◆ PROBLEM REQUIREMENTS ◆
Print word for word the first line of the listing below and every line after it, through the line with "cur_far_ml = [0.130, 0.140, 0.157, 0.177, 0.201]". Leave out the pictures and the rest.

↓↓↓

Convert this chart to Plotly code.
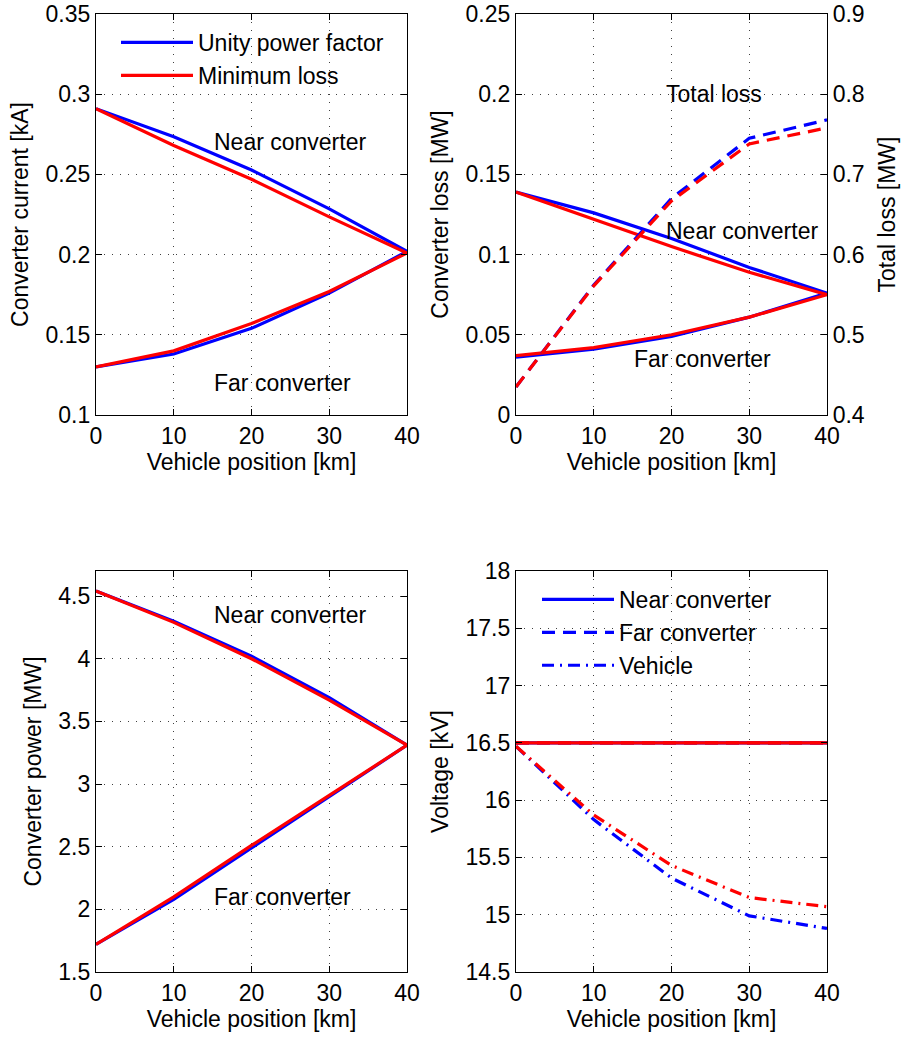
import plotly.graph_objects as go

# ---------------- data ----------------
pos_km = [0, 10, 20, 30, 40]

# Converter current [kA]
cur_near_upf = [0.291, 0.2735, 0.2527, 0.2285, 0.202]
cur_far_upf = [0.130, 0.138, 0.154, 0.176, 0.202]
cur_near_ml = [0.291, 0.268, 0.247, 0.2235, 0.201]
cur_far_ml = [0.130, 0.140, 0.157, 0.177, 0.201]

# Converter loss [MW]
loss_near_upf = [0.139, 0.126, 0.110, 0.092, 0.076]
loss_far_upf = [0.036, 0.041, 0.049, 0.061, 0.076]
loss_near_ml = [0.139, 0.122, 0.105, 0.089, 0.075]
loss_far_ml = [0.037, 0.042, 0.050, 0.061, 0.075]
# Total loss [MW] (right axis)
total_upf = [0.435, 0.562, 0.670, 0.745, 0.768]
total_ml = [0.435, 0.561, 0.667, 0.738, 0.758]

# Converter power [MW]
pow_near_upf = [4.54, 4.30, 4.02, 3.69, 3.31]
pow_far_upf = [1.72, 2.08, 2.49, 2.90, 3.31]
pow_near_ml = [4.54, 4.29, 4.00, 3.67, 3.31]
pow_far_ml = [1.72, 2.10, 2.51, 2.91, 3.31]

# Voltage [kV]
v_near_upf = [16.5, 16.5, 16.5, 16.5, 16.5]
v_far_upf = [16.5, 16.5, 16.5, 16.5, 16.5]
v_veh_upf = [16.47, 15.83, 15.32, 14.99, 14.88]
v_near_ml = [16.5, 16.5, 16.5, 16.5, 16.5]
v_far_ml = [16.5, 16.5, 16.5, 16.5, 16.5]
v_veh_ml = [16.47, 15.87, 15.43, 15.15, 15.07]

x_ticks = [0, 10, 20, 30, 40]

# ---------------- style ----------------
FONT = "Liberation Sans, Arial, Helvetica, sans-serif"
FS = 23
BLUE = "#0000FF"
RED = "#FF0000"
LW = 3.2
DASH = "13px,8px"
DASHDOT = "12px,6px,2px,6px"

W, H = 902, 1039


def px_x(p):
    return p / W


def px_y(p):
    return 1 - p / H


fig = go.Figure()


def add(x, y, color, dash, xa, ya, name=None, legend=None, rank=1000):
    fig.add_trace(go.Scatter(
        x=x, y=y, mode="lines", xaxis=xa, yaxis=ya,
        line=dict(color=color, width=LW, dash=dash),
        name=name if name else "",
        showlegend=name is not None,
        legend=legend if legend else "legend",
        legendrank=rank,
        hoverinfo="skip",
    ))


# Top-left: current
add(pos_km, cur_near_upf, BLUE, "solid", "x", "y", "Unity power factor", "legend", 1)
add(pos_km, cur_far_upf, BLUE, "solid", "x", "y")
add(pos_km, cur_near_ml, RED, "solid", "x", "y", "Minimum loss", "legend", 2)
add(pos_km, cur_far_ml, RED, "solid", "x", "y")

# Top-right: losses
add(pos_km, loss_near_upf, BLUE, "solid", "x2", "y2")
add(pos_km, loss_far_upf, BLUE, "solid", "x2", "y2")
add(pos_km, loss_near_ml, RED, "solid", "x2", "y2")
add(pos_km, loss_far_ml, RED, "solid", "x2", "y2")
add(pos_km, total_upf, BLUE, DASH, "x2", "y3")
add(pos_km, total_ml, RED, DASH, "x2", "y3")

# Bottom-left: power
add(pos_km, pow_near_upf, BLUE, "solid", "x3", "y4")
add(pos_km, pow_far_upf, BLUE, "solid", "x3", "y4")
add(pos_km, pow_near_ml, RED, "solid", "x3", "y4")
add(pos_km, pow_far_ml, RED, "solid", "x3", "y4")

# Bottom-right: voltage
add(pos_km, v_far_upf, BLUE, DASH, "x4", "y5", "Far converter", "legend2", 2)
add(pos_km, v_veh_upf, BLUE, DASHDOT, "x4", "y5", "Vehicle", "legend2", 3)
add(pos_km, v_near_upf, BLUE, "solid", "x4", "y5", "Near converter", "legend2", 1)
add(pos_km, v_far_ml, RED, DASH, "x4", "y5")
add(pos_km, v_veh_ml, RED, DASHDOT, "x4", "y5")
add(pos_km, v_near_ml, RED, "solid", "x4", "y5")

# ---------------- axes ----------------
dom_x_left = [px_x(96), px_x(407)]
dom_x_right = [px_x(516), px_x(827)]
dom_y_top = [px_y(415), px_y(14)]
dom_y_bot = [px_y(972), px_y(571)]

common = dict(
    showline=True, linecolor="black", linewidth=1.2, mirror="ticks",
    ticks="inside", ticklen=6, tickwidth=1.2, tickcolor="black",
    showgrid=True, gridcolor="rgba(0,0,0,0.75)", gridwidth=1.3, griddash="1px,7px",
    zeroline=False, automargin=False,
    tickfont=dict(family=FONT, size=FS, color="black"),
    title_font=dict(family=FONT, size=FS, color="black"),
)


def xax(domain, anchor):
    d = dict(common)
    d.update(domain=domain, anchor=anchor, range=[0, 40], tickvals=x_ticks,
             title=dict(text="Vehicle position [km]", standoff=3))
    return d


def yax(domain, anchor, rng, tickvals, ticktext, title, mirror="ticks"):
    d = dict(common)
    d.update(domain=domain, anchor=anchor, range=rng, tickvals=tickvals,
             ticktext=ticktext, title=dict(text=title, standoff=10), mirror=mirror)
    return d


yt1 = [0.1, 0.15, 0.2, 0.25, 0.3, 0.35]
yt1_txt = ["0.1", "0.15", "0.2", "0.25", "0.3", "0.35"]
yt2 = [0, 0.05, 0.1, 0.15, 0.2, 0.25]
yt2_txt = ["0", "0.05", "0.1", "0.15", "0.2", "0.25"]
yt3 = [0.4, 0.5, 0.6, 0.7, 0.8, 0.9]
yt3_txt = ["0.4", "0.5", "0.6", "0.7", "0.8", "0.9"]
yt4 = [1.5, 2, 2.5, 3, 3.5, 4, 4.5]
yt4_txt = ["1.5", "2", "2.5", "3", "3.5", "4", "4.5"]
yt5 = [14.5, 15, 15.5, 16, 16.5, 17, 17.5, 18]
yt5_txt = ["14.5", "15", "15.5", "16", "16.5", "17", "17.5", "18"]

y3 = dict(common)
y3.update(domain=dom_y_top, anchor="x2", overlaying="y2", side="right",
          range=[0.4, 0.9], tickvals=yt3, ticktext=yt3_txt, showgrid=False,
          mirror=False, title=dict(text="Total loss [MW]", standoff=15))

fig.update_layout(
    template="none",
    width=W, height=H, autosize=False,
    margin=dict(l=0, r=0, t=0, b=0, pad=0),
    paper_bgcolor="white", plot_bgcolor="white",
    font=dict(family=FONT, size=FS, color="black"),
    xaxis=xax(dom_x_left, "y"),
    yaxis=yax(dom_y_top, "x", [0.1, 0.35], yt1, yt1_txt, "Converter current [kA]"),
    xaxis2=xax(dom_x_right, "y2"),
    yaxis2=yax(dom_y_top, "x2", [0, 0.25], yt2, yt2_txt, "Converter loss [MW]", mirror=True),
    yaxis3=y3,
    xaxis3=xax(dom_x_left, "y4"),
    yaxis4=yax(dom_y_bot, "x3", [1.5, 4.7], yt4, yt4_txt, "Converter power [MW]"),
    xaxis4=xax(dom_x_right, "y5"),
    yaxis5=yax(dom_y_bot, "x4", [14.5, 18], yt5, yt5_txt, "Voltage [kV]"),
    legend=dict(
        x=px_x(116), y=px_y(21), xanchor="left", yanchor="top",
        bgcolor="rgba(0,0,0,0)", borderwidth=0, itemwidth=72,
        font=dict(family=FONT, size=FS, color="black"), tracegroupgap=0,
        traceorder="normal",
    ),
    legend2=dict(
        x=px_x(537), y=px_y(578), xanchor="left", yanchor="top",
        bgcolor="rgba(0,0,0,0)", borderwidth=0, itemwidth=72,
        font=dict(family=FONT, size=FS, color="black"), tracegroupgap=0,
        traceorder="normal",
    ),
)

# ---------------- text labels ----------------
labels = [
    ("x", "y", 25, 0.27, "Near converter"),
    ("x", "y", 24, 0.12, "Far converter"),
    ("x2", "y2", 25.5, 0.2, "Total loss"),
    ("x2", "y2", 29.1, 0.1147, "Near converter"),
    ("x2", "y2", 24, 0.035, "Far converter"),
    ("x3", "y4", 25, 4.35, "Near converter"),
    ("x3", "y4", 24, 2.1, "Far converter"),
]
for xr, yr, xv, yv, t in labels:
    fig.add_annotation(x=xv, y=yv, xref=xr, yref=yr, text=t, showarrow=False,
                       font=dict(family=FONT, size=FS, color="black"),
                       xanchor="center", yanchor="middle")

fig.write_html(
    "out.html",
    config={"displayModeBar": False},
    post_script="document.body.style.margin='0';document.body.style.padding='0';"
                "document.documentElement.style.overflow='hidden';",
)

↑↑↑

◆ PROBLEM SOLUTION ◆
Convert this chart to Plotly code.
import plotly.graph_objects as go

# ---------------- data ----------------
pos_km = [0, 10, 20, 30, 40]

# Converter current [kA]
cur_near_upf = [0.291, 0.2735, 0.2527, 0.2285, 0.202]
cur_far_upf = [0.130, 0.138, 0.154, 0.176, 0.202]
cur_near_ml = [0.291, 0.268, 0.247, 0.2235, 0.201]
cur_far_ml = [0.130, 0.140, 0.157, 0.177, 0.201]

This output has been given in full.